Сережа надел костюм, эту шапку, готовится к сцене. Я прохожу мимо по съемочной площадке, он на меня смотрит, и мне прям жутко стало! Я понимаю, что с таким человеком я бы не хотел встретиться в реальной жизни. Очень страшный человек.

Но при этом у Сережи потрясающее обаяние. Что пугает, но и притягивает Славу. Может, мы не «докрутили» его в фильме как антагониста, чтобы он создавал больше конфликта. Но Сережа нашел правильную интонацию — обаятельного, но злодея.

А как с актером и человеком с ним абсолютно комфортно. Я поначалу тоже думал: «Он звезда, как это будет?» Но ничего подобного, наоборот. Он всегда готов помочь и понимает, что перед ним дебютант. Думаю, что Сережа просто человек очень хороший.

— Я брала интервью у Софьи Мелединой, которая, как и вы, в этом году показала свой дебютный фильм «Миттельмарш». Она тоже из мастерской Алексея Учителя и очень восторженно рассказывала о его помощи в работе над фильмом. Как на вашу работу повлияло его участие?

— Он мой учитель. Этим в первую очередь и повлиял.

А если серьезно, то я очень благодарен ему за то, что поверил, дал возможность мне, человеку темному, приехавшему издалека. Руку протягивал мне не один и не два раза. Не всякий продюсер решился бы взяться за такой сценарий. Его киностудия «Рок» предоставила самые комфортные условия, абсолютную творческую свободу. Алексей Ефимович общался со мной как с коллегой. Это дорогого стоит, учитывая его загруженность.

— После фестивального успеха, заняв нишу в жанре абсурдизма или магического реализма, как вы сами говорите, вы планируете в ней остаться?

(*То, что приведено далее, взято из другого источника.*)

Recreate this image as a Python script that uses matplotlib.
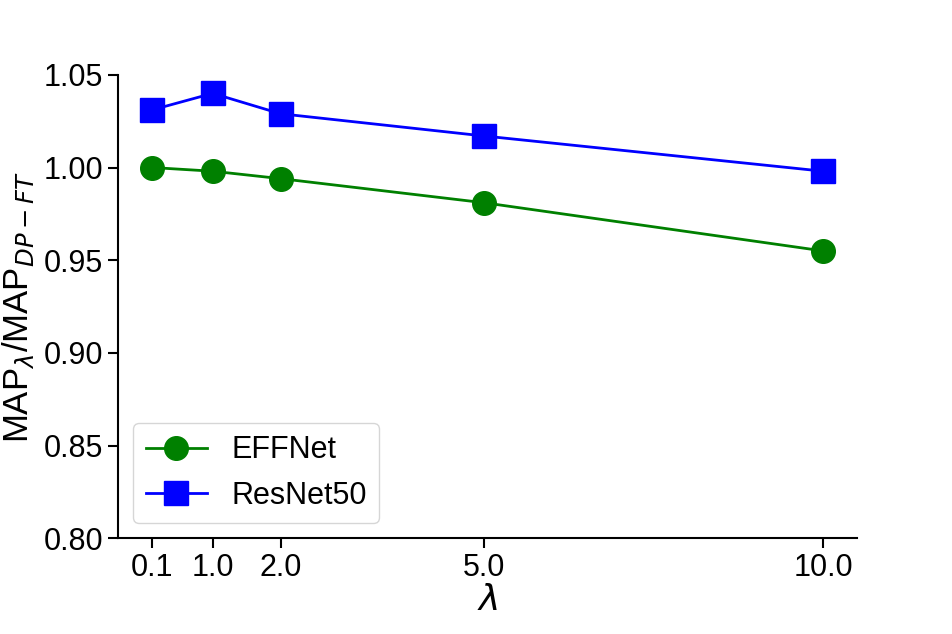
import matplotlib
matplotlib.use("Agg")
import matplotlib.pyplot as plt

# values
lambdas = [0.1, 1.0, 2.0, 5.0, 10.0]
effnet = [1.000, 0.998, 0.994, 0.981, 0.955]
resnet50 = [1.031, 1.040, 1.029, 1.017, 0.998]
yticks = [0.80, 0.85, 0.90, 0.95, 1.00, 1.05]

plt.rcParams["font.family"] = ["Liberation Sans", "DejaVu Sans"]
plt.rcParams["font.size"] = 22

fig = plt.figure(figsize=(9.52, 6.34), dpi=100)
ax = fig.add_axes([0.124, 0.151, 0.776, 0.731])

ax.plot(lambdas, effnet, color="green", marker="o", markersize=17, lw=2, label="EFFNet")
ax.plot(lambdas, resnet50, color="blue", marker="s", markersize=17, lw=2, label="ResNet50")

ax.set_ylim(0.80, 1.05)
ax.set_yticks(yticks)
ax.set_yticklabels([f"{v:.2f}" for v in yticks])
ax.set_xticks(lambdas)
ax.set_xticklabels([f"{v:.1f}" for v in lambdas])

ax.spines["top"].set_visible(False)
ax.spines["right"].set_visible(False)
for s in ["left", "bottom"]:
    ax.spines[s].set_linewidth(1.5)
ax.tick_params(width=1.5, length=7, labelsize=22)

ax.set_xlabel(r"$\lambda$", labelpad=0, fontsize=26)
ax.set_ylabel(r"MAP$_\lambda$/MAP$_{DP-FT}$", fontsize=25, labelpad=6)

ax.legend(loc="lower left", fontsize=22)

fig.savefig("out.png", dpi=100)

— Некоторые планы есть, но они пока не выросли во что-то большее. Но магический реализм, скорее всего, останется с нами навсегда. Может, кого-то пугает это выражение, но это наша жизнь на самом деле. Многие просто боятся в этом признаться.

— Моль победит?

— Я, в отличие от нашего героя, не обладаю экстрасенсорными способностями. Предсказывать будущее не умею и не берусь. Но боюсь, что да.